* [SHORT PROBLEM]: Copy each line of the data below exactly, leaving out pictures.

* [DATA BLOCK]:
──────

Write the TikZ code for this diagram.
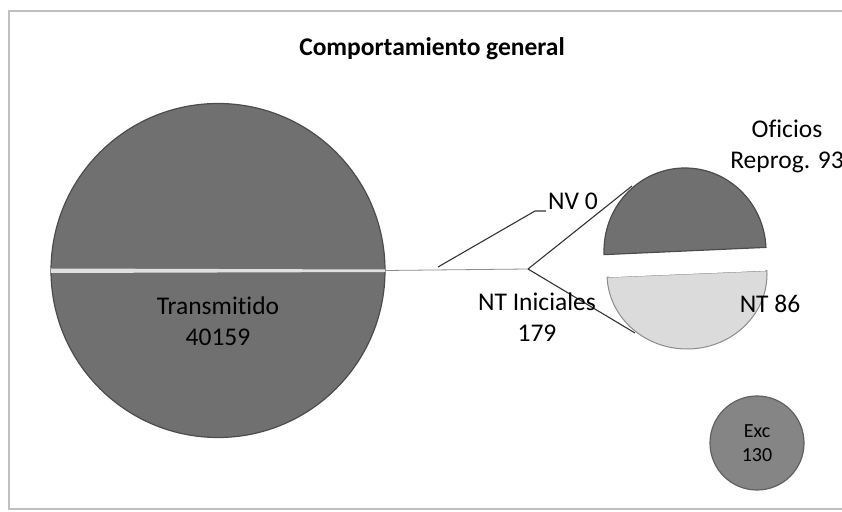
\documentclass[tikz,border=0pt]{standalone}
\usepackage{fontspec}
\setmainfont{Carlito}[Ligatures=NoCommon]
\begin{document}
\begin{tikzpicture}[x=1pt,y=1pt,
  frame/.style={draw=black!25,line width=1.2pt},
  slicedark/.style={fill=black!56,draw=black!70,line width=1.2pt},
  slicelight/.style={fill=black!14,draw=black!45,line width=1pt},
  sliceexc/.style={fill=black!48,draw=black!62,line width=1.2pt},
  leader/.style={draw=black!80,line width=1.1pt},
  lbl/.style={font=\fontsize{25.5}{31}\selectfont,align=center,inner sep=0pt},
  lblsmall/.style={font=\fontsize{20}{24}\selectfont,align=center,inner sep=0pt},
  title/.style={font=\fontsize{25.5}{30}\selectfont\bfseries,inner sep=0pt}]
\useasboundingbox (0,0) rectangle (842,511);
% chart frame
\draw[frame] (860,500) -- (9,500) -- (9,2) -- (860,2);
% title
\node[title] (title) at (432,462) {Comportamiento general};
% big pie
\coordinate (bigc) at (218,240.5);
\fill[black!56] (bigc) circle[radius=167];
\draw[black!70,line width=1.2pt] (bigc) circle[radius=167];
\fill[black!12] (51,238) -- (385,239) -- (385,241.5) -- (51,242.5) -- cycle;
\coordinate (bigr) at (385,240.5);
\coordinate (split) at (528,242);
\draw[draw=black!45,line width=0.8pt] (bigr) -- (split);
% small pie upper half
\draw[slicedark] (685,260) ++(2.5:81 and 83) arc[start angle=2.5,end angle=182.5,x radius=81,y radius=83] -- cycle;
% small pie lower half
\draw[slicelight] (687,237) ++(182.5:80 and 75) arc[start angle=182.5,end angle=362.5,x radius=80,y radius=75] -- cycle;
\draw[white,line width=2.5pt] (609,235) -- (765,241.5);
% exc
\node[sliceexc,circle,minimum size=94pt,inner sep=0pt] (exc) at (757,68) {};
% connectors
\coordinate (uptop) at (632,325);
\coordinate (lowbot) at (635,178);
\draw[leader] (split) -- (uptop);
\draw[leader] (split) -- (lowbot);
\coordinate (nvA) at (438,244);
\coordinate (nvB) at (535,300);
\coordinate (nvC) at (546,300);
\draw[leader] (nvA) -- (nvB) -- (nvC);
% labels
\node[lbl] (trans) at (218,190) {Transmitido\\40159};
\node[lbl,anchor=west] (nv) at (548,310) {NV 0};
\node[lbl] (nti) at (537,194) {NT Iniciales\\179};
\node[lbl] (ofi) at (787,365) {Oficios\\Reprog. 93};
\node[lbl] (nt86) at (770,207) {NT 86};
\node[lblsmall] (exct) at (exc) {Exc\\130};
\end{tikzpicture}
\end{document}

──────

* [SOLUTION TO THIS TASK]:
Write the TikZ code for this diagram.
\documentclass[tikz,border=0pt]{standalone}
\usepackage{fontspec}
\setmainfont{Carlito}[Ligatures=NoCommon]
\begin{document}
\begin{tikzpicture}[x=1pt,y=1pt,
  frame/.style={draw=black!25,line width=1.2pt},
  slicedark/.style={fill=black!56,draw=black!70,line width=1.2pt},
  slicelight/.style={fill=black!14,draw=black!45,line width=1pt},
  sliceexc/.style={fill=black!48,draw=black!62,line width=1.2pt},
  leader/.style={draw=black!80,line width=1.1pt},
  lbl/.style={font=\fontsize{25.5}{31}\selectfont,align=center,inner sep=0pt},
  lblsmall/.style={font=\fontsize{20}{24}\selectfont,align=center,inner sep=0pt},
  title/.style={font=\fontsize{25.5}{30}\selectfont\bfseries,inner sep=0pt}]
\useasboundingbox (0,0) rectangle (842,511);
% chart frame
\draw[frame] (860,500) -- (9,500) -- (9,2) -- (860,2);
% title
\node[title] (title) at (432,462) {Comportamiento general};
% big pie
\coordinate (bigc) at (218,240.5);
\fill[black!56] (bigc) circle[radius=167];
\draw[black!70,line width=1.2pt] (bigc) circle[radius=167];
\fill[black!12] (51,238) -- (385,239) -- (385,241.5) -- (51,242.5) -- cycle;
\coordinate (bigr) at (385,240.5);
\coordinate (split) at (528,242);
\draw[draw=black!45,line width=0.8pt] (bigr) -- (split);
% small pie upper half
\draw[slicedark] (685,260) ++(2.5:81 and 83) arc[start angle=2.5,end angle=182.5,x radius=81,y radius=83] -- cycle;
% small pie lower half
\draw[slicelight] (687,237) ++(182.5:80 and 75) arc[start angle=182.5,end angle=362.5,x radius=80,y radius=75] -- cycle;
\draw[white,line width=2.5pt] (609,235) -- (765,241.5);
% exc
\node[sliceexc,circle,minimum size=94pt,inner sep=0pt] (exc) at (757,68) {};
% connectors
\coordinate (uptop) at (632,325);
\coordinate (lowbot) at (635,178);
\draw[leader] (split) -- (uptop);
\draw[leader] (split) -- (lowbot);
\coordinate (nvA) at (438,244);
\coordinate (nvB) at (535,300);
\coordinate (nvC) at (546,300);
\draw[leader] (nvA) -- (nvB) -- (nvC);
% labels
\node[lbl] (trans) at (218,190) {Transmitido\\40159};
\node[lbl,anchor=west] (nv) at (548,310) {NV 0};
\node[lbl] (nti) at (537,194) {NT Iniciales\\179};
\node[lbl] (ofi) at (787,365) {Oficios\\Reprog. 93};
\node[lbl] (nt86) at (770,207) {NT 86};
\node[lblsmall] (exct) at (exc) {Exc\\130};
\end{tikzpicture}
\end{document}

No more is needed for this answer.